== Available data

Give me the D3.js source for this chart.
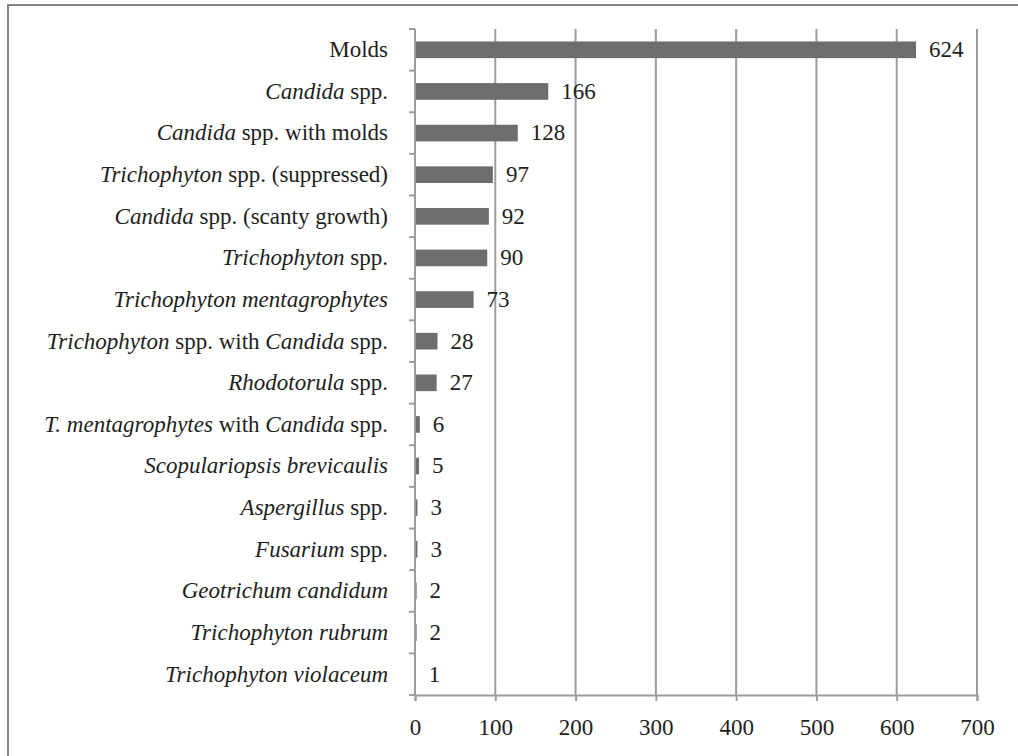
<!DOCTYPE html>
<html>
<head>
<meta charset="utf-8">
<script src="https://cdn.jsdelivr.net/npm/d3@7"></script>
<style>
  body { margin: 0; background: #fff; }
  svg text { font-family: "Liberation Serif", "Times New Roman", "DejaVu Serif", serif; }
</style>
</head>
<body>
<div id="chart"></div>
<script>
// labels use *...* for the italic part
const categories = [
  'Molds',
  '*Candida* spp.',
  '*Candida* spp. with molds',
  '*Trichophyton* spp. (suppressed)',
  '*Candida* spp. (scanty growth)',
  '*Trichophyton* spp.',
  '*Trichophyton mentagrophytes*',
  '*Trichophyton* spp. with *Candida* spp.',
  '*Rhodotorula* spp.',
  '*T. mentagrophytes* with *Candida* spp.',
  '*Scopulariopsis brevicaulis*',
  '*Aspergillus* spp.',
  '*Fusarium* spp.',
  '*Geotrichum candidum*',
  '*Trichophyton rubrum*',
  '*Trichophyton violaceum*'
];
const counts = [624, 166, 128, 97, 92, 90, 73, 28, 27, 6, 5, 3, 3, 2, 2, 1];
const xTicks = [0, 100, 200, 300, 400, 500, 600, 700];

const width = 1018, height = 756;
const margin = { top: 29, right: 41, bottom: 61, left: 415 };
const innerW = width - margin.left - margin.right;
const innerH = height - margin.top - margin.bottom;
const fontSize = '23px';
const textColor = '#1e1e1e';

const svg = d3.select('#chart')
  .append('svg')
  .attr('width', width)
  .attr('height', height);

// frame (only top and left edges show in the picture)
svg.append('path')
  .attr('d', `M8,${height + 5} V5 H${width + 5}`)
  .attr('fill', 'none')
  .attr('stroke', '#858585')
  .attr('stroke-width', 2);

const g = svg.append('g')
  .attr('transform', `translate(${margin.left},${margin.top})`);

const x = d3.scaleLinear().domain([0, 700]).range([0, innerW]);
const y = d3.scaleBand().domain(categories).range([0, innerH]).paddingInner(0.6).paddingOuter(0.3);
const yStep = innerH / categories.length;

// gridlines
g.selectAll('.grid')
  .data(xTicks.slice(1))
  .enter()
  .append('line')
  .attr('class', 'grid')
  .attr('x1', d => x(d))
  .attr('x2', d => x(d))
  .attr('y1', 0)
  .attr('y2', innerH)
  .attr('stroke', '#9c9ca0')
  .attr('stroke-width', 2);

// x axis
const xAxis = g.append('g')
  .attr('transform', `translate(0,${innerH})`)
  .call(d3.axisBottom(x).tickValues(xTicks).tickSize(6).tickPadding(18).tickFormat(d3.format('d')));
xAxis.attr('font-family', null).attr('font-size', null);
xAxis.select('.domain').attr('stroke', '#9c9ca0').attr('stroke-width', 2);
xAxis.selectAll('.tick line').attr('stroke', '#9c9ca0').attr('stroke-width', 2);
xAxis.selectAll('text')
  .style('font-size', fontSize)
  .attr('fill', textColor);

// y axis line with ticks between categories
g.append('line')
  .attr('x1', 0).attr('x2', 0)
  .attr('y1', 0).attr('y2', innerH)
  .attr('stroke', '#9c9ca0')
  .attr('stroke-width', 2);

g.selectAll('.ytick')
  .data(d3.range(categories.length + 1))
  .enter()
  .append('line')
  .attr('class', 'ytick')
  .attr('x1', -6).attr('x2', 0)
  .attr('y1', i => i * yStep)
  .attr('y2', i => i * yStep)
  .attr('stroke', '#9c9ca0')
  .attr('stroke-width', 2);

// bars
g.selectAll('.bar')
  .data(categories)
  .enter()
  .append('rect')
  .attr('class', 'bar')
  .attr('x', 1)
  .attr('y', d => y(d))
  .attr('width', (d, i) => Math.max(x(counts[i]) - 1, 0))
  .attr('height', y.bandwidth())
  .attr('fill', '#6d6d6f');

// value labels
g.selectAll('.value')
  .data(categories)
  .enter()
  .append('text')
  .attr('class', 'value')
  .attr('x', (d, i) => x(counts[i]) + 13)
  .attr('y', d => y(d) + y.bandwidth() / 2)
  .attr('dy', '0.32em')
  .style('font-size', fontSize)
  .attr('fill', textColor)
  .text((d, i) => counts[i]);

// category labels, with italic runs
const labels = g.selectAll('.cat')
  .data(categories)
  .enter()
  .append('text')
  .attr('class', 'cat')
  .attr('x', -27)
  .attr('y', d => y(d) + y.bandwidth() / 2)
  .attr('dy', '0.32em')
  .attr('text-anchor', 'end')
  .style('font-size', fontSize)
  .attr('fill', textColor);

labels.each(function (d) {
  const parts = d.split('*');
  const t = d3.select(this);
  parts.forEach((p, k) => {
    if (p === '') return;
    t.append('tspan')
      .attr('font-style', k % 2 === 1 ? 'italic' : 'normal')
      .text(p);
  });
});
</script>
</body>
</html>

====

● What is needed
Everything from the top line of the data down to and including the line with "const xTicks = [0, 100, 200, 300, 400, 500, 600, 700];" is to be copied, except the pictures.

● Problem solution
Give me the D3.js source for this chart.
<!DOCTYPE html>
<html>
<head>
<meta charset="utf-8">
<script src="https://cdn.jsdelivr.net/npm/d3@7"></script>
<style>
  body { margin: 0; background: #fff; }
  svg text { font-family: "Liberation Serif", "Times New Roman", "DejaVu Serif", serif; }
</style>
</head>
<body>
<div id="chart"></div>
<script>
// labels use *...* for the italic part
const categories = [
  'Molds',
  '*Candida* spp.',
  '*Candida* spp. with molds',
  '*Trichophyton* spp. (suppressed)',
  '*Candida* spp. (scanty growth)',
  '*Trichophyton* spp.',
  '*Trichophyton mentagrophytes*',
  '*Trichophyton* spp. with *Candida* spp.',
  '*Rhodotorula* spp.',
  '*T. mentagrophytes* with *Candida* spp.',
  '*Scopulariopsis brevicaulis*',
  '*Aspergillus* spp.',
  '*Fusarium* spp.',
  '*Geotrichum candidum*',
  '*Trichophyton rubrum*',
  '*Trichophyton violaceum*'
];
const counts = [624, 166, 128, 97, 92, 90, 73, 28, 27, 6, 5, 3, 3, 2, 2, 1];
const xTicks = [0, 100, 200, 300, 400, 500, 600, 700];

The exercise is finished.